_Task_
In the records below, reproduce exactly the lines from the one containing "Write the Apache ECharts code for this chart." through the one containing "const yTicks = [0, 50, 100, 150, 200, 250];", both included, and omit the pictures.

*-*-*

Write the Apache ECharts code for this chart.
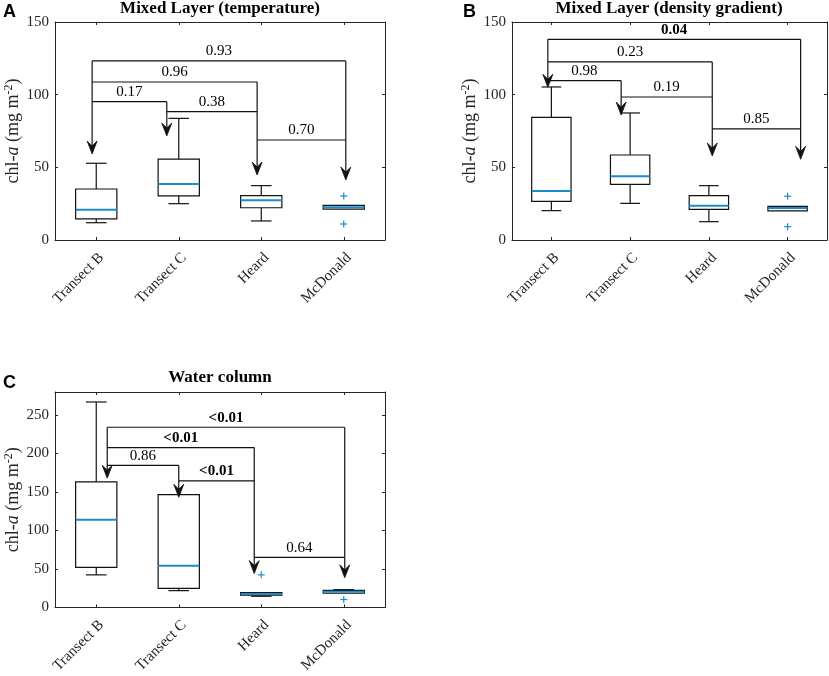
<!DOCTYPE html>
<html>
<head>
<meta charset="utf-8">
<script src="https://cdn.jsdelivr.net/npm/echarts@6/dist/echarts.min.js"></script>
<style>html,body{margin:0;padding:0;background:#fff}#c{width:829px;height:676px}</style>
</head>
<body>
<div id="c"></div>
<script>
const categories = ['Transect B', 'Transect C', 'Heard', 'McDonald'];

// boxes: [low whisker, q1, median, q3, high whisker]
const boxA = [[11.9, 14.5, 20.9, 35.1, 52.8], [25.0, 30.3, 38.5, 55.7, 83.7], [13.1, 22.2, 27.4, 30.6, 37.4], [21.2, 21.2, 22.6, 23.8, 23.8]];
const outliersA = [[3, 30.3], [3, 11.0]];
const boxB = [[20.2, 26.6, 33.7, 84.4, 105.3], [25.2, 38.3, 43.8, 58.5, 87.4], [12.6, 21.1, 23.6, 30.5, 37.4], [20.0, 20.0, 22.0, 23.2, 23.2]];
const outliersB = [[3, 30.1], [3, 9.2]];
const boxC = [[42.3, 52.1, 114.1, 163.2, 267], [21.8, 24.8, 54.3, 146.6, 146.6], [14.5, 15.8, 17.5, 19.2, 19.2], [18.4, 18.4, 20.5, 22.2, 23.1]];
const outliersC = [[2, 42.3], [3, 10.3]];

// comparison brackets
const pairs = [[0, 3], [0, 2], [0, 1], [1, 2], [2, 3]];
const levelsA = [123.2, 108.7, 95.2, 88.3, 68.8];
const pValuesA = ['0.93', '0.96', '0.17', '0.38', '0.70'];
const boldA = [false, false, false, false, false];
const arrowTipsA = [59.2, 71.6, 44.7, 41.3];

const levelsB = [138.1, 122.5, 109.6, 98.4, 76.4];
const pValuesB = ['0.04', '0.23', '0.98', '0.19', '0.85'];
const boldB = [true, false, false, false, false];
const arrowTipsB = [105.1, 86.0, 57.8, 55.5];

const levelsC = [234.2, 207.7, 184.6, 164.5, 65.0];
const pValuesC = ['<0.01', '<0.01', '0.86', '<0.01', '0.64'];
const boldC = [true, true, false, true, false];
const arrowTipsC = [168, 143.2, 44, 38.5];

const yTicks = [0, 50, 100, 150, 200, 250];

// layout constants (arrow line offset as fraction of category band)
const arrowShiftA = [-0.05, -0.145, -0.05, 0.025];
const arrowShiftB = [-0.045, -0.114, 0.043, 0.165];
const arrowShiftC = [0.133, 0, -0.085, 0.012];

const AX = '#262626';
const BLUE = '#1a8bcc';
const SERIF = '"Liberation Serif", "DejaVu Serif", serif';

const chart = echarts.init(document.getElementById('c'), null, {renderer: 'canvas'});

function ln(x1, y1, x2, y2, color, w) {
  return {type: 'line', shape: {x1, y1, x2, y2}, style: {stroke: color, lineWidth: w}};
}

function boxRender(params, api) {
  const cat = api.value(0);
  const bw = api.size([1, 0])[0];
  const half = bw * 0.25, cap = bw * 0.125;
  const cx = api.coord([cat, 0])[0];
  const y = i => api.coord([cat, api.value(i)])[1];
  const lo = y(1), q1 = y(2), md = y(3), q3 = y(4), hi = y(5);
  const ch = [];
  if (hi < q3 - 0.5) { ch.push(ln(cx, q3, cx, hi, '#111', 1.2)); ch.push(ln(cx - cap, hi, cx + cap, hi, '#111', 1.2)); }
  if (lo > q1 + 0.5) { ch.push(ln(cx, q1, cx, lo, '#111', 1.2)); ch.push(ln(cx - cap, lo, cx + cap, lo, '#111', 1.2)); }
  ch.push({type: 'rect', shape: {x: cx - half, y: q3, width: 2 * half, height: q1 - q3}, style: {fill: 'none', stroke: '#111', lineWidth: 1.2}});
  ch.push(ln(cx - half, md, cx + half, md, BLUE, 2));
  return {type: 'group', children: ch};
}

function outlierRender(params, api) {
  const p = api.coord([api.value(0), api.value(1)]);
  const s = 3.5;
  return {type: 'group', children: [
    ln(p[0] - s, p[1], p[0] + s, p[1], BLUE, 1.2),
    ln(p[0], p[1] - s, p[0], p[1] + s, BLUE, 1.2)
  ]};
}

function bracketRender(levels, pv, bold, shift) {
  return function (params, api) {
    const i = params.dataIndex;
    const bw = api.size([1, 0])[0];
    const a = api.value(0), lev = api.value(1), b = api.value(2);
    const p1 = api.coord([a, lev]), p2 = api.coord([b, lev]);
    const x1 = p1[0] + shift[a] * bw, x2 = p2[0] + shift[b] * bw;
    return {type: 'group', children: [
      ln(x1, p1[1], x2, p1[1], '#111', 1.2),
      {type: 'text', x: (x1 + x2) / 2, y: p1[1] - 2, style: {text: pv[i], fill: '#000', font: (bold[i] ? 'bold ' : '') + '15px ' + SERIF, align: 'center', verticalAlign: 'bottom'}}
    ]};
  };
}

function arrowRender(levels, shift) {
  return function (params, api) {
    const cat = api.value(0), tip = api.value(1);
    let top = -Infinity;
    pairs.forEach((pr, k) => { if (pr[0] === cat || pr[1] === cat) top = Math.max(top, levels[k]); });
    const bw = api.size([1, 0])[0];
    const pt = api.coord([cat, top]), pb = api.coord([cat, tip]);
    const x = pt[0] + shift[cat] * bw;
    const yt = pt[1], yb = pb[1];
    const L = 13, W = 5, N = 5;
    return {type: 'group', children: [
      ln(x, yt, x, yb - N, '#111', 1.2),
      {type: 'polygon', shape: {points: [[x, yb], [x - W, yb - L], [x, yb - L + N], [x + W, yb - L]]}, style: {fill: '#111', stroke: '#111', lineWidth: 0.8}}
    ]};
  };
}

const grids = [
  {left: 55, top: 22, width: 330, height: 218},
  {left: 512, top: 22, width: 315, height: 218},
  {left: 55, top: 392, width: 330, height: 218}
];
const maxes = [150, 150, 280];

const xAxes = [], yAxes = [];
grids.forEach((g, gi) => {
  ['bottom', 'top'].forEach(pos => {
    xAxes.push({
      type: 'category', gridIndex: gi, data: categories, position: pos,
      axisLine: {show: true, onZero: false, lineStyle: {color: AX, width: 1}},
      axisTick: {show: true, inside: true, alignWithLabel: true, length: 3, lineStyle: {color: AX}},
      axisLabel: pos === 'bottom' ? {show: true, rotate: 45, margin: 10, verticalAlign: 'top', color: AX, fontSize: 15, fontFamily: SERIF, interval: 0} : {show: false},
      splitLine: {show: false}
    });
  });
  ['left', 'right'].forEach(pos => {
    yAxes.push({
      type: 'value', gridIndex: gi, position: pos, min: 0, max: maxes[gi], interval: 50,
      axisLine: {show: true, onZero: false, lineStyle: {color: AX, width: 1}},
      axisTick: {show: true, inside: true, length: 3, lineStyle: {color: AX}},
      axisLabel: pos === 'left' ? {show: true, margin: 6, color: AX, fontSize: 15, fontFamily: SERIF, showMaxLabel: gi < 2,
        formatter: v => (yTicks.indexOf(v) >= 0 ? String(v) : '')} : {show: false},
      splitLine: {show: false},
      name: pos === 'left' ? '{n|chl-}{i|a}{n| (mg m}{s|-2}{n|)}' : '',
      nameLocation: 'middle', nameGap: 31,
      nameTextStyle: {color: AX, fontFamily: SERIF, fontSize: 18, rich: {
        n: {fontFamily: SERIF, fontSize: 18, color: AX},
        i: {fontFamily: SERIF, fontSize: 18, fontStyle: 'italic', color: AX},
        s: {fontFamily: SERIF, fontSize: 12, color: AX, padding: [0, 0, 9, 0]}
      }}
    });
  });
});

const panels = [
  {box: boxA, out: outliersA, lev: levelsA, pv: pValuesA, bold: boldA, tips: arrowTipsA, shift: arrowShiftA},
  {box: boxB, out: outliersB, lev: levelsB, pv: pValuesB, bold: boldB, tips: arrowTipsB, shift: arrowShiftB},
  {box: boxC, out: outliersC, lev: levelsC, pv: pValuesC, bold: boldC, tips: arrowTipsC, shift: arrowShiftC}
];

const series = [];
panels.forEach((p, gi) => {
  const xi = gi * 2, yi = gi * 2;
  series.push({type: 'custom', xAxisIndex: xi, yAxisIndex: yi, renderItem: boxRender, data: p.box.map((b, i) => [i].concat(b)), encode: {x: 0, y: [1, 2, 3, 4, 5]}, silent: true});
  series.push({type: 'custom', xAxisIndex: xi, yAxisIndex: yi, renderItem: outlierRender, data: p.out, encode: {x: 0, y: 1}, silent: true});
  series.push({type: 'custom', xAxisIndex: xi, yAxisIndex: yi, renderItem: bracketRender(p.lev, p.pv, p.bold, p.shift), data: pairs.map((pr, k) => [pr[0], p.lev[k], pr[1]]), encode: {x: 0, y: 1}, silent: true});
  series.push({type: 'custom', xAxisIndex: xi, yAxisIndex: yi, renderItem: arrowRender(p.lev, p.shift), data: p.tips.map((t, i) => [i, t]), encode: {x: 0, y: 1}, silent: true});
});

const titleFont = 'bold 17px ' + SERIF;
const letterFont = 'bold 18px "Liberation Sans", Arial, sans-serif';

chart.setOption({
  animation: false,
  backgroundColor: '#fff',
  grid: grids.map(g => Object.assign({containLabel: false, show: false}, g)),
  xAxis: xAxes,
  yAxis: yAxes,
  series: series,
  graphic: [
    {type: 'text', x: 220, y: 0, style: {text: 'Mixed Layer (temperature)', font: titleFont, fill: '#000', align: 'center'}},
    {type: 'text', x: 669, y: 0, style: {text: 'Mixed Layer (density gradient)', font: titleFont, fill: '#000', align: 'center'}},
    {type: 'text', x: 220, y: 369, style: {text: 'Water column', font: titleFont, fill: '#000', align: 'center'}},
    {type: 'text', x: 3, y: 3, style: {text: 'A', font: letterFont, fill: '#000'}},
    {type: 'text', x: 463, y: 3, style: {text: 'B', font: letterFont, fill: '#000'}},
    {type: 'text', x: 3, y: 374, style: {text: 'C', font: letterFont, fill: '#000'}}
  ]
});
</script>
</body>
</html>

*-*-*

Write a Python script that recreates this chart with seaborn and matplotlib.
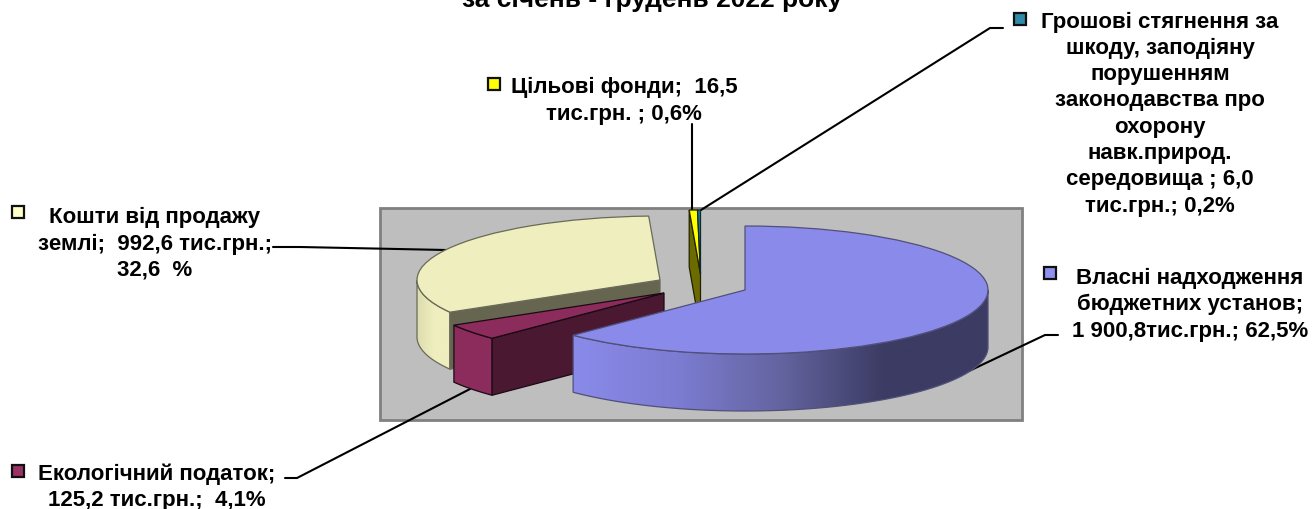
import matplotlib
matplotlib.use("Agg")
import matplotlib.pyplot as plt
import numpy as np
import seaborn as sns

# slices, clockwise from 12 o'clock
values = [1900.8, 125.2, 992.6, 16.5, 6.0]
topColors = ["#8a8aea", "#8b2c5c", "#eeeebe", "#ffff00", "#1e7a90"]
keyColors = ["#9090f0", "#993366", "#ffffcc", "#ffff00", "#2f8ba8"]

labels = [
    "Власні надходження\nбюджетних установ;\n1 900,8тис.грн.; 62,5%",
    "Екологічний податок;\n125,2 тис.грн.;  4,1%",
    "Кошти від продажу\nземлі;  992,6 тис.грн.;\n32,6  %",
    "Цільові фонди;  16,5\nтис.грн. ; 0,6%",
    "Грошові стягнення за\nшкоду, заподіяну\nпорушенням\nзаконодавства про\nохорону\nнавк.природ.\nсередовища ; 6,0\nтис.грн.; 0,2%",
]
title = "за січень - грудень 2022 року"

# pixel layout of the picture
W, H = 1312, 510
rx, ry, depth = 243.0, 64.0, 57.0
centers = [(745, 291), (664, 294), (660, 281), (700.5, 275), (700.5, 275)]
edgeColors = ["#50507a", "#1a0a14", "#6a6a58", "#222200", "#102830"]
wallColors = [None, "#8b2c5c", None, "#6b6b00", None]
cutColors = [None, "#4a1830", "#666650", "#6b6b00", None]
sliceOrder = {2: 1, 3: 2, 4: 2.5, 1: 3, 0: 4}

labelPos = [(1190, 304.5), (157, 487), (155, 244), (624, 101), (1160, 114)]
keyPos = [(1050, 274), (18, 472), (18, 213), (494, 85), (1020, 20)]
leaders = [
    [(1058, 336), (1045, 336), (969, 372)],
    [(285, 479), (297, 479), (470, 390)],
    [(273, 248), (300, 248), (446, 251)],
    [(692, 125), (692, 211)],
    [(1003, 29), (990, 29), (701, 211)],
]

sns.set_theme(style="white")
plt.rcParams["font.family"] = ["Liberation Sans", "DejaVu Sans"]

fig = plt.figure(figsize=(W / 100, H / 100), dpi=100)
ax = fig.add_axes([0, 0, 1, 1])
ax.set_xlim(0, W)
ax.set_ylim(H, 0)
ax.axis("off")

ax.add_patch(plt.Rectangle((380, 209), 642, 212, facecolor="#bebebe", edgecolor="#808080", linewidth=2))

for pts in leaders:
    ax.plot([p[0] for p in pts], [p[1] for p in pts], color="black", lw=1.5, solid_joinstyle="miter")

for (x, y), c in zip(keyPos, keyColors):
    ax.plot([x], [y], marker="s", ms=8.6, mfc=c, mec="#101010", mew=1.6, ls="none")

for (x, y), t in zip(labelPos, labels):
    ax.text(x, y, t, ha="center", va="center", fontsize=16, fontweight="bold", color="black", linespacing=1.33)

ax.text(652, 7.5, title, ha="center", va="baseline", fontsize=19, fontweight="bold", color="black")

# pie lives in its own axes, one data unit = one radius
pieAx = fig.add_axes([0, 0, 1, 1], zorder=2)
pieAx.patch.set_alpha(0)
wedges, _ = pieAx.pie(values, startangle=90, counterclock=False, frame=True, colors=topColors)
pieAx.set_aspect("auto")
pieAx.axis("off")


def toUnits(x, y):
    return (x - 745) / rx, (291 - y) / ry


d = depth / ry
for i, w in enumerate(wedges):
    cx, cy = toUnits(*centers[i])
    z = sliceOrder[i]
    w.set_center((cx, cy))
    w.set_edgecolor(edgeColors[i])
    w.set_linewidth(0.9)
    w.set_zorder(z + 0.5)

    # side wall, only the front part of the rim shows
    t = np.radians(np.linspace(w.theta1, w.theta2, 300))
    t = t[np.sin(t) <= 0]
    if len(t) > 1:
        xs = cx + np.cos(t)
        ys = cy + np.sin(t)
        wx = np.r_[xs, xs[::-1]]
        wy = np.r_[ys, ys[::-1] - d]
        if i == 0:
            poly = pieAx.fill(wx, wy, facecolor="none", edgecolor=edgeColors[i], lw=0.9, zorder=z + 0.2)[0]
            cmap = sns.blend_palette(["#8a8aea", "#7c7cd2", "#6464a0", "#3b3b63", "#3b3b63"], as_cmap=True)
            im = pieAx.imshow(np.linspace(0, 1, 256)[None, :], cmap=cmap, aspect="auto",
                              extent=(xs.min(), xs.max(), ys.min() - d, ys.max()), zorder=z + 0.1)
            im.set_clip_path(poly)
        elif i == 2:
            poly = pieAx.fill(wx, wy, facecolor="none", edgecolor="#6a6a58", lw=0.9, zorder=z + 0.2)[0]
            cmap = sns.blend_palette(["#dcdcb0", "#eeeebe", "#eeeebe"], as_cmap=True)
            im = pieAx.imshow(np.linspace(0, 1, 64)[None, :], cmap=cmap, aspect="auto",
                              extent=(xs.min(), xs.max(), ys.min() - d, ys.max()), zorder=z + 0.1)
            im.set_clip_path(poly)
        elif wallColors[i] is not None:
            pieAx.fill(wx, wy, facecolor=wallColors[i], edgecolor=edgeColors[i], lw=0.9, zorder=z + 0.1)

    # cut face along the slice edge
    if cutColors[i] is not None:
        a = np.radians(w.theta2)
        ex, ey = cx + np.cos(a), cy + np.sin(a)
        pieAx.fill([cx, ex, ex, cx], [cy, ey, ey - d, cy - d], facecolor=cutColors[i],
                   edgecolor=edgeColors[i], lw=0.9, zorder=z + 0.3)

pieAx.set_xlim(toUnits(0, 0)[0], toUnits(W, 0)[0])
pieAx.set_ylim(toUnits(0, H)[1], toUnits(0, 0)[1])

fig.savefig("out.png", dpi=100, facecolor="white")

*-*-*

_Solution to the exercise_
Write the Apache ECharts code for this chart.
<!DOCTYPE html>
<html>
<head>
<meta charset="utf-8">
<script src="https://cdn.jsdelivr.net/npm/echarts@6/dist/echarts.min.js"></script>
<style>html,body{margin:0;padding:0;background:#fff}#c{width:829px;height:676px}</style>
</head>
<body>
<div id="c"></div>
<script>
const categories = ['Transect B', 'Transect C', 'Heard', 'McDonald'];

// boxes: [low whisker, q1, median, q3, high whisker]
const boxA = [[11.9, 14.5, 20.9, 35.1, 52.8], [25.0, 30.3, 38.5, 55.7, 83.7], [13.1, 22.2, 27.4, 30.6, 37.4], [21.2, 21.2, 22.6, 23.8, 23.8]];
const outliersA = [[3, 30.3], [3, 11.0]];
const boxB = [[20.2, 26.6, 33.7, 84.4, 105.3], [25.2, 38.3, 43.8, 58.5, 87.4], [12.6, 21.1, 23.6, 30.5, 37.4], [20.0, 20.0, 22.0, 23.2, 23.2]];
const outliersB = [[3, 30.1], [3, 9.2]];
const boxC = [[42.3, 52.1, 114.1, 163.2, 267], [21.8, 24.8, 54.3, 146.6, 146.6], [14.5, 15.8, 17.5, 19.2, 19.2], [18.4, 18.4, 20.5, 22.2, 23.1]];
const outliersC = [[2, 42.3], [3, 10.3]];

// comparison brackets
const pairs = [[0, 3], [0, 2], [0, 1], [1, 2], [2, 3]];
const levelsA = [123.2, 108.7, 95.2, 88.3, 68.8];
const pValuesA = ['0.93', '0.96', '0.17', '0.38', '0.70'];
const boldA = [false, false, false, false, false];
const arrowTipsA = [59.2, 71.6, 44.7, 41.3];

const levelsB = [138.1, 122.5, 109.6, 98.4, 76.4];
const pValuesB = ['0.04', '0.23', '0.98', '0.19', '0.85'];
const boldB = [true, false, false, false, false];
const arrowTipsB = [105.1, 86.0, 57.8, 55.5];

const levelsC = [234.2, 207.7, 184.6, 164.5, 65.0];
const pValuesC = ['<0.01', '<0.01', '0.86', '<0.01', '0.64'];
const boldC = [true, true, false, true, false];
const arrowTipsC = [168, 143.2, 44, 38.5];

const yTicks = [0, 50, 100, 150, 200, 250];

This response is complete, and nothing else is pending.